On July 28, Merck released its financial results for the second quarter ended June 30. Unsurprisingly, the drugmaker topped analysts' expectations for net sales and non-GAAP (adjusted) diluted earnings per share (EPS) during the quarter.
Merck reported $14.6 billion in net sales in the second quarter, which equates to 28% year-over-year growth. This came in ahead of the average analyst net sales forecast of $13.9 billion for the quarter. How did the company beat the analyst net sales consensus for the eighth quarter out of the past 10 quarters?
The biggest contributor to Merck's net sales growth during the second quarter came from the anti-viral COVID-19 treatment called Lagevrio. The drug added $1.2 billion to Merck's net sales, which was a new source of revenue compared to the year-ago period.
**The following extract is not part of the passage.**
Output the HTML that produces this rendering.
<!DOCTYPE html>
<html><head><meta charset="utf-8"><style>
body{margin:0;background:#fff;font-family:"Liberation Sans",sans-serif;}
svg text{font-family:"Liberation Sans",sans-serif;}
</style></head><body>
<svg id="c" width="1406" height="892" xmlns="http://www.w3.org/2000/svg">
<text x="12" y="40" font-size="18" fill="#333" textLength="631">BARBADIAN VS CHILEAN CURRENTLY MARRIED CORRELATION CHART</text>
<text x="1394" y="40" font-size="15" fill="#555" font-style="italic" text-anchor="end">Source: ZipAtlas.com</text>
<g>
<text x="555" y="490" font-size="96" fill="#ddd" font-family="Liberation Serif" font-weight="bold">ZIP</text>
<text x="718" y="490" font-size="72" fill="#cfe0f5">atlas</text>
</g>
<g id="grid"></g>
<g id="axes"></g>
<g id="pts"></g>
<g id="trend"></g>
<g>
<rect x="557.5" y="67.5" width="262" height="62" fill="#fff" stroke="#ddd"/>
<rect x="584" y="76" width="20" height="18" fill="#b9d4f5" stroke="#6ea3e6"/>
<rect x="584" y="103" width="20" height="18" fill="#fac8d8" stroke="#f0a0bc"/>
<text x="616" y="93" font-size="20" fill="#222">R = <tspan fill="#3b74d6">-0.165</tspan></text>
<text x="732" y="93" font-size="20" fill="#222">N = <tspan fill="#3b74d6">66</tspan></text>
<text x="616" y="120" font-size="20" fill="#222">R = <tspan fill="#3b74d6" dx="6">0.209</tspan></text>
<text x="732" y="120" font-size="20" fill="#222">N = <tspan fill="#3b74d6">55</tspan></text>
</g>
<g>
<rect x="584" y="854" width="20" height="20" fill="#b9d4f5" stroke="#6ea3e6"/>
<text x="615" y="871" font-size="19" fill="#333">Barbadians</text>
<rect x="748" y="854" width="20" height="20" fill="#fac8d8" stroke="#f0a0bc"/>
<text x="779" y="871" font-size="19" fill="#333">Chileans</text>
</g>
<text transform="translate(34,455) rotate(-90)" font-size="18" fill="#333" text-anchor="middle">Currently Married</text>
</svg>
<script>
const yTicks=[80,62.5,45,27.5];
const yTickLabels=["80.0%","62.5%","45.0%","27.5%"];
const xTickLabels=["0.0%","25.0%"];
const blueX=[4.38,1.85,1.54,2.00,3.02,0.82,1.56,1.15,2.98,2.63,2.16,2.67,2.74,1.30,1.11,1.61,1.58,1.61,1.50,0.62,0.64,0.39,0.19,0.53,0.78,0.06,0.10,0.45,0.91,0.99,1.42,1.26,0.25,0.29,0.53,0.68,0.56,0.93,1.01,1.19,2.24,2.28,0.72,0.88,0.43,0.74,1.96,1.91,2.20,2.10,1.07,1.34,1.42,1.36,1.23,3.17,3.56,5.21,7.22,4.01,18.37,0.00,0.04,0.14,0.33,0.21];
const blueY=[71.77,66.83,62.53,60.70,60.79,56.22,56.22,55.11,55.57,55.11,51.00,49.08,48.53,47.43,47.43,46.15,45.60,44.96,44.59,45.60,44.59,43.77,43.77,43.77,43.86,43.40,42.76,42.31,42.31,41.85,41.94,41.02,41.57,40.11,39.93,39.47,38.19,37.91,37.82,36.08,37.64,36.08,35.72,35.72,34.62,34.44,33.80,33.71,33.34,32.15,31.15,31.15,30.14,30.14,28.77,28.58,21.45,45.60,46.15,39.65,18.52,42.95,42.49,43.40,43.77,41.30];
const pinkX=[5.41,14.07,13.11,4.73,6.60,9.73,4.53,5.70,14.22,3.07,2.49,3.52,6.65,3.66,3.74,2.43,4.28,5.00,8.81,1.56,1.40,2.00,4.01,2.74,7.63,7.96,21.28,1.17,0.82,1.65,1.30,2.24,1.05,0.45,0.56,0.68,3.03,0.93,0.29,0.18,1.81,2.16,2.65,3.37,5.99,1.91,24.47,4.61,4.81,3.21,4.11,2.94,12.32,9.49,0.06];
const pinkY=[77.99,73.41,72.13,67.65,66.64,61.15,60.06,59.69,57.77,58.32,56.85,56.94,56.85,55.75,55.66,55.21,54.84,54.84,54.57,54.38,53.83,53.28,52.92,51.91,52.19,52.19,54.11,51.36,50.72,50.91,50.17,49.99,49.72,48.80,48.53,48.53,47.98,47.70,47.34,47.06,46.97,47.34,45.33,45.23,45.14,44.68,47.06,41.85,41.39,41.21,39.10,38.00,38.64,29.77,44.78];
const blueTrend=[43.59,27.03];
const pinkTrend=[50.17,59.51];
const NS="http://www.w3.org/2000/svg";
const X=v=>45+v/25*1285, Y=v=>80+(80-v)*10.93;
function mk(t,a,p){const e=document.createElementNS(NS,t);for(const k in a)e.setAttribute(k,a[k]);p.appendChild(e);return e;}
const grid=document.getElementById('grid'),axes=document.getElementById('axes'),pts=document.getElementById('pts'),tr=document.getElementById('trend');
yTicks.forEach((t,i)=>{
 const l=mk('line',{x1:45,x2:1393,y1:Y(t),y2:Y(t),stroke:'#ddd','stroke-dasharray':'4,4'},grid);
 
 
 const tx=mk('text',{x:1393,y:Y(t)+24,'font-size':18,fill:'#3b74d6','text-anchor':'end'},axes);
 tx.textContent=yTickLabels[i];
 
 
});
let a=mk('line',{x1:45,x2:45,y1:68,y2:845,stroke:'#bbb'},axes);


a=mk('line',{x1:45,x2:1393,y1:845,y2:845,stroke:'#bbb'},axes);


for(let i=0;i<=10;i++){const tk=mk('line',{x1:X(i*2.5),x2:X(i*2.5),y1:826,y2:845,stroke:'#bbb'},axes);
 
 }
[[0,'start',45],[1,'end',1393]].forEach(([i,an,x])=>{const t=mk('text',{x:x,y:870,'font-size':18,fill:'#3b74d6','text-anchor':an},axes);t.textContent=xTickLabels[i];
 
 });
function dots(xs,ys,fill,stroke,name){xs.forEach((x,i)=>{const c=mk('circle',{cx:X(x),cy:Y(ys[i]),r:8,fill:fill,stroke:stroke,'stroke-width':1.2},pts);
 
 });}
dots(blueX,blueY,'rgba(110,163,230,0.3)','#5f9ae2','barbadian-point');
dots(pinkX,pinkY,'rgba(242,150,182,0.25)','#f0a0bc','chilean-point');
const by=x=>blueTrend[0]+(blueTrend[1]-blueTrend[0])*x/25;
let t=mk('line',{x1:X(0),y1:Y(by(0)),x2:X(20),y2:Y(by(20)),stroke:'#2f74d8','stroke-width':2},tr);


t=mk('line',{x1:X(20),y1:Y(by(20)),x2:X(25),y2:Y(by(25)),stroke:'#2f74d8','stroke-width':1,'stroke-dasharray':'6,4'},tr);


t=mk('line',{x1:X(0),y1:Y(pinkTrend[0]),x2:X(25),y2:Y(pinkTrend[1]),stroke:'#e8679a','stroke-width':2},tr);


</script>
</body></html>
Due to additional indications and strong market share, Keytruda experienced 25.8% year-over-year net sales growth in the second quarter. This helped the drug's net sales grow by nearly $1.1 billion to $5.2 billion for the quarter.
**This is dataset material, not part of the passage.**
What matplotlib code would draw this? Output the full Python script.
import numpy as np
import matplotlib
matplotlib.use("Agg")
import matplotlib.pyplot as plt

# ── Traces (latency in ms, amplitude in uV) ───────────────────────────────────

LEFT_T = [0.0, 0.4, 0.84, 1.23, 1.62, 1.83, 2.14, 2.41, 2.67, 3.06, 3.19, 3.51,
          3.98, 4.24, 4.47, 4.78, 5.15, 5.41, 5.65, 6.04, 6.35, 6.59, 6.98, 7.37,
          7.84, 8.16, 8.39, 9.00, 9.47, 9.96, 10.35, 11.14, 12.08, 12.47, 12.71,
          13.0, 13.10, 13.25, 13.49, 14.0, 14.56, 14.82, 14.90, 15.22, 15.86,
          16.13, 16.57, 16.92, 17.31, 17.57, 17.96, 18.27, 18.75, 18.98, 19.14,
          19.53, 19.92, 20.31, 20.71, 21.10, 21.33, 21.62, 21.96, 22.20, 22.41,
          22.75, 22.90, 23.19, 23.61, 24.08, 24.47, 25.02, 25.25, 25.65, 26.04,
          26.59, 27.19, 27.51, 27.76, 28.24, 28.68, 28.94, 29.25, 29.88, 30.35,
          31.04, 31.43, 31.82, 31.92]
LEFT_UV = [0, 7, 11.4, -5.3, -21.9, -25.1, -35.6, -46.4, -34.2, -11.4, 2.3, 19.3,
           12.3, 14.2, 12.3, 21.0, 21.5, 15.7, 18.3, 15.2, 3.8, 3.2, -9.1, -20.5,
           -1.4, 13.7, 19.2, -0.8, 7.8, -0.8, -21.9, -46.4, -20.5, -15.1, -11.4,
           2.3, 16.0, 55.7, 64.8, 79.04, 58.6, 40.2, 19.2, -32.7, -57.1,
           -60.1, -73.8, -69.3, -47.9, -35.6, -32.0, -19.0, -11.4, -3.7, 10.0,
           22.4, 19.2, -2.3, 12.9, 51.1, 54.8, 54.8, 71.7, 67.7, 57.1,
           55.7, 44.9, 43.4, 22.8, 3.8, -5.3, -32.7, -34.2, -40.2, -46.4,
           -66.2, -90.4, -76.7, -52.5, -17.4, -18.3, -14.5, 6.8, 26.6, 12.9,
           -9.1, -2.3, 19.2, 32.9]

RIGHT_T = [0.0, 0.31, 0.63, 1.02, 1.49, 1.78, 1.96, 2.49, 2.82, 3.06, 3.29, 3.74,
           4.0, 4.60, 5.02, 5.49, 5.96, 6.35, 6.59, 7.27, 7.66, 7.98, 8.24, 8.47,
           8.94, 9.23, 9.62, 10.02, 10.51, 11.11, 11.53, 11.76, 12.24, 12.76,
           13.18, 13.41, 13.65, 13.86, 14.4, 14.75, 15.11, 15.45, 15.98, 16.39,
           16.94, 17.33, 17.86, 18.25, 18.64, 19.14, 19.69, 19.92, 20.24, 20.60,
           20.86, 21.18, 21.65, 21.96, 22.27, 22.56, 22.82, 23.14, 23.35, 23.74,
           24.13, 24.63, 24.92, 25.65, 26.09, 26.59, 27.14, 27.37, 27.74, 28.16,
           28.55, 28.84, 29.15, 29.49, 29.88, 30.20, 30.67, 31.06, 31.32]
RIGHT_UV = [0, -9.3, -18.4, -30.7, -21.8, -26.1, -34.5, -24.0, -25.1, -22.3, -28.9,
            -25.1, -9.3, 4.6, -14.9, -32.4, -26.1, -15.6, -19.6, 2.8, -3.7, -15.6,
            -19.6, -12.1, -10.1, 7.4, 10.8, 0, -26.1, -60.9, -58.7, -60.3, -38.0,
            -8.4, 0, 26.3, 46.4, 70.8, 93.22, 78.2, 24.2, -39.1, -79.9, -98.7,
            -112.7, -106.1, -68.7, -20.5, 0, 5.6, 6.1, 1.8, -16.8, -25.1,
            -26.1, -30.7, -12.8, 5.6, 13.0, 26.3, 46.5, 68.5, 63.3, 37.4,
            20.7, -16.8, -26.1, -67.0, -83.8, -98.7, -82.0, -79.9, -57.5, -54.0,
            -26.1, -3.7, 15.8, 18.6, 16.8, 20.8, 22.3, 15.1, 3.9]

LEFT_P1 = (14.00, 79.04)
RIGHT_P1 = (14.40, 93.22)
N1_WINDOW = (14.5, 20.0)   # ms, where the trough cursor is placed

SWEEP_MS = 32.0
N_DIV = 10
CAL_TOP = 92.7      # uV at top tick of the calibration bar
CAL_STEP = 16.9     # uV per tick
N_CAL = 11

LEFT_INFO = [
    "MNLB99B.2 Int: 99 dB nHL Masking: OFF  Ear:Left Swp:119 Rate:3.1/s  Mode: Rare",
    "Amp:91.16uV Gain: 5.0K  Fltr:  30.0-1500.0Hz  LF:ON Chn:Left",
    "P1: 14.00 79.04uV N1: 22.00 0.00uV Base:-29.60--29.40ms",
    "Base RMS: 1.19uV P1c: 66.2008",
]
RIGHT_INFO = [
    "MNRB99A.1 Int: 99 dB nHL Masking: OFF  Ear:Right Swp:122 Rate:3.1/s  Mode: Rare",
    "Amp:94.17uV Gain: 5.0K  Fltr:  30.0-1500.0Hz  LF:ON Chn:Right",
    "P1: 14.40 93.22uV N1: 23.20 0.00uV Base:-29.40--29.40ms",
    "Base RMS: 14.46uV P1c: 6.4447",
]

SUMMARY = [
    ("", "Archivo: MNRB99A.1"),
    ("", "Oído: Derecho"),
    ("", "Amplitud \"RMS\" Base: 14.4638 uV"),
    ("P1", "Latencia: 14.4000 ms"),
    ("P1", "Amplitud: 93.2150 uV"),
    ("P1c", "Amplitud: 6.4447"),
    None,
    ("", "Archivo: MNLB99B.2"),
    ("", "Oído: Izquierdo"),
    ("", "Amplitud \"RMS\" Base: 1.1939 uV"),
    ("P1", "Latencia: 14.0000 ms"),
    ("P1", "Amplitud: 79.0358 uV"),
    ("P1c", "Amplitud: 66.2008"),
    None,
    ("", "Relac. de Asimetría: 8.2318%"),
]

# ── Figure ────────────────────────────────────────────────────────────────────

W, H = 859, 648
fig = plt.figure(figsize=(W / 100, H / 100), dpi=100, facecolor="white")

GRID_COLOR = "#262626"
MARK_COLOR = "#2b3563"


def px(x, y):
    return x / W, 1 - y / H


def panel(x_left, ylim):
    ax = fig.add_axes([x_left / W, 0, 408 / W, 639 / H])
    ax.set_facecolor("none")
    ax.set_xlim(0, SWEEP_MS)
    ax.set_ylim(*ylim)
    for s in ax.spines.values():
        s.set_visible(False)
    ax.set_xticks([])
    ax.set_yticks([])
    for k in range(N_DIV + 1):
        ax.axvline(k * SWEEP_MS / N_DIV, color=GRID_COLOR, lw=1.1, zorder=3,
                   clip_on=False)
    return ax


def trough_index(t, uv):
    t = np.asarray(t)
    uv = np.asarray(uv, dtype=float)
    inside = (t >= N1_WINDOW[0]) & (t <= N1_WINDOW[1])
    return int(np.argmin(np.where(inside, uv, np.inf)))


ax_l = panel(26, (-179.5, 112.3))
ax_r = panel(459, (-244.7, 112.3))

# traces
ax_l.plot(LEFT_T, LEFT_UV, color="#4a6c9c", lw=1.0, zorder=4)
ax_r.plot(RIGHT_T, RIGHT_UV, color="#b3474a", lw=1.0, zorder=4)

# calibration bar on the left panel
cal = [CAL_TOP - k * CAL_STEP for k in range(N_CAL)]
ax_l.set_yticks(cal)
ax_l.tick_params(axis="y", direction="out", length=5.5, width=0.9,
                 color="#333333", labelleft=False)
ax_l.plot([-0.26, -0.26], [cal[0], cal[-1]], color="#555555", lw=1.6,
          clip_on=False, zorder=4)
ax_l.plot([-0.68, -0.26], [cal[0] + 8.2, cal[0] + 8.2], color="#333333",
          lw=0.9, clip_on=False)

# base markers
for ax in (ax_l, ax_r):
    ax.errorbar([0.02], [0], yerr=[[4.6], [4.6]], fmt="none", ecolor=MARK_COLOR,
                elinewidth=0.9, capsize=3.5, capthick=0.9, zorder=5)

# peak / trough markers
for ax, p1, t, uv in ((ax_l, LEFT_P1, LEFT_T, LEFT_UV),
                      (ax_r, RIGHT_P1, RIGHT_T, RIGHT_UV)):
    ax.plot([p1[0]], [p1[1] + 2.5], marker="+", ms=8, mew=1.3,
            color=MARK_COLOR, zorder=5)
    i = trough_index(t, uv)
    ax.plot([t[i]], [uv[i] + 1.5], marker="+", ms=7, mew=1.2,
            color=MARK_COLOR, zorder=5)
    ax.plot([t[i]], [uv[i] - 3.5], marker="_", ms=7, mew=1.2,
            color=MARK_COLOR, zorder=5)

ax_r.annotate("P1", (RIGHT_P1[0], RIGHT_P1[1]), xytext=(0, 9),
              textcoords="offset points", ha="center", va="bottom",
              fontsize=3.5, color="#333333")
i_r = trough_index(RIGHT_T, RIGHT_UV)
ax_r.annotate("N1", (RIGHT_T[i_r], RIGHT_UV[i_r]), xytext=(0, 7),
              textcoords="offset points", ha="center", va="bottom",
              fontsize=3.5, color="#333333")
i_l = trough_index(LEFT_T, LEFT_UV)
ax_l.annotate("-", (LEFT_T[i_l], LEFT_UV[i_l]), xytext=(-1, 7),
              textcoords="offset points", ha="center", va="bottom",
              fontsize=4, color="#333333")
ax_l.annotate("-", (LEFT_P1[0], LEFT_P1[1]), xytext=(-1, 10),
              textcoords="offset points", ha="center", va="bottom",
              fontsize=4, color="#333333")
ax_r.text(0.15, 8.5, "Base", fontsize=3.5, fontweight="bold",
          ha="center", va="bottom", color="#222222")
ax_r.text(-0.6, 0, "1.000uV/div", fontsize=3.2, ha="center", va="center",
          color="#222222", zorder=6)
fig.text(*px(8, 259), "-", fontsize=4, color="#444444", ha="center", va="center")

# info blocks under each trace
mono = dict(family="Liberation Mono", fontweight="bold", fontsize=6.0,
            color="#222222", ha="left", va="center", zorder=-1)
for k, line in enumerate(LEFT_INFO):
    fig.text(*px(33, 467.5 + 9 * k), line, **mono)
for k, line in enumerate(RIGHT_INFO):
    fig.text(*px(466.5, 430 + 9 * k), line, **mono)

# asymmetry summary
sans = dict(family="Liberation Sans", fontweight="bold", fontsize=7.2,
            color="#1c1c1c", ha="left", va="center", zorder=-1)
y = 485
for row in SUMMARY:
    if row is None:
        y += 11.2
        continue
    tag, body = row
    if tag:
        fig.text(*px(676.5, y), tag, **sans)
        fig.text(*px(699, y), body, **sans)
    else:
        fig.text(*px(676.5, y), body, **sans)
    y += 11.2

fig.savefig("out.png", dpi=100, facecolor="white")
And last but not least, the human papillomavirus (HPV) vaccine franchise named Gardasil logged 35.7% net sales growth over the year-ago period. Net sales surged more than $400 million higher to $1.7 billion during the quarter.
Merck recorded $1.87 in adjusted diluted EPS for the second quarter, which was more than a tripling year over year. This was comfortably above the average analyst adjusted diluted EPS prediction of $1.69. And it also represented the eighth quarter of the past 10 quarters that Merck matched or exceeded the analyst consensus for adjusted diluted EPS.
Aside from a higher net sales base, Merck's non-GAAP net margin soared 1,880 basis points higher over the year-ago period to 32.5% in the second quarter.
Thanks to its 116 programs in different stages of clinical development, lofty adjusted diluted EPS growth should continue for the foreseeable future. In fact, analysts believe Merck's adjusted diluted EPS will grow at 11.1% annually through the next five years.
A healthy dividend with room to grow
Merck's impressive earnings growth potential is just the start of why income investors would love the stock. Its solid starting income is yet another reason. Merck's 3% dividend yield is double the S&P 500 index's 1.5% yield.
With Merck's dividend payout ratio poised to be 37.4% in 2022, the company should have the flexibility to hike its payout over time. That's why I would be surprised if Merck's dividend growth was any less than the high single digits annually over the next several years.
The valuation is a bargain
Merck's current $91 share price appears to be a great buying opportunity for investors.
This is because the stock's forward price-to-earnings (P/E) ratio of 12.5 is slightly below the pharmaceutical industry's average forward P/E ratio of 13.4. For a stock with above-average growth in its future and a generous dividend, this is an attractive valuation that should lead Merck to outperform the market in the decade ahead.